In the meantime, two apparently unrelated developments have occurred. The first is a deepening of our understanding of perturbative theories, like Fiertz-Pauli gravity. These were once thought to be little parts of a fundamental, ultimate theory; in this mindset, the discovery of any problem or unavoidable anomaly in a theory was enough to kill that theory dead. However, the intervening years have taught us that theories defined perturbatively are actually much more flexible than that. We now call them effective field theories, and understand that they intrinsically possess regimes of validity and regimes in which they are invalid. That is, all our theories--even the celebrated Standard Model--are theories that describe what's going on for certain energy and length scales, and only those length scales. If there seems to be a problem on length or energy scales where we know them to be invalid, then we don't need to worry: those are probably totally phony problems, ones that will resolve themselves when the full theory is known.
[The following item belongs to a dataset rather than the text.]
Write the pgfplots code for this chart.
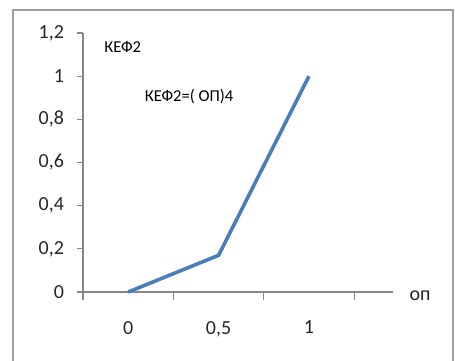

This kind of evolution in thinking has been a big part of the story of modern physics. For instance, one of the theoretical conundrums that led to quantum mechanics was the question of why orbital electrons didn't crash into the nuclei of atoms. After all, when we propel an electron in a circle in an experiment, it emits radiation and loses speed and angular momentum. It turns out, of course, that the regime of validity for the classical physics that describes electron radiation doesn't include the length scales inside of an atom, where we have to use quantum mechanics to understand what's going on.

The other development came with theoretical speculations about infinite extra dimensions, begun in earnest when Dvali, Gabadadze, and Porrati (DGP) proposed a model of the Universe with our familiar 4 dimensions plus one infinite dimension we couldn't see. Theorists soon realized that, for 4D observers like us, a theory with an infinite extra dimension could be turned into an effective field theory for gravity, but one in which the graviton had a kind of "soft", or energy-dependent, mass. This effective theory is related to but slightly different from the Fiertz-Pauli form; however, this kind of "soft" mass doesn't really constitute "massive gravity", which is why it doesn't violate the proofs that the Fiertz-Pauli form was unique.

All of these developments have led to the latest breakthrough, announced quietly in a recent, and very technical, paper by by Claudia de Rham and Gregory Gabadadze (the same Gabadadze as in the infinite extra dimension model), http://arxiv.org/abs/1007.0443v1. Using insights gained from the study of the DGP model and its successors, de Rham and Gabadadze have again returned to the study of massive gravity. The mathematics are complex but the conclusion is simple: the famous Boulware-Deser ghost does exist, but it lives outside of the regime of validity of the massive gravity theory! A ghost outside of the regime of validity is nothing to worry about, just as the electron in the atom doesn't spin out of control. So, if de Rham and Gabadadze are right, the study of massive gravity is yet again being turned on its head. Given the decades of cat and mouse hunting for a final theory of massive gravity, we can't be sure that this newest breakthrough will be followed by the discovery of new problems or will prove to be enduring. In the meantime, we theorists can again permit ourselves to think about what this strangely unkillable theory of massive graviton might mean for physics.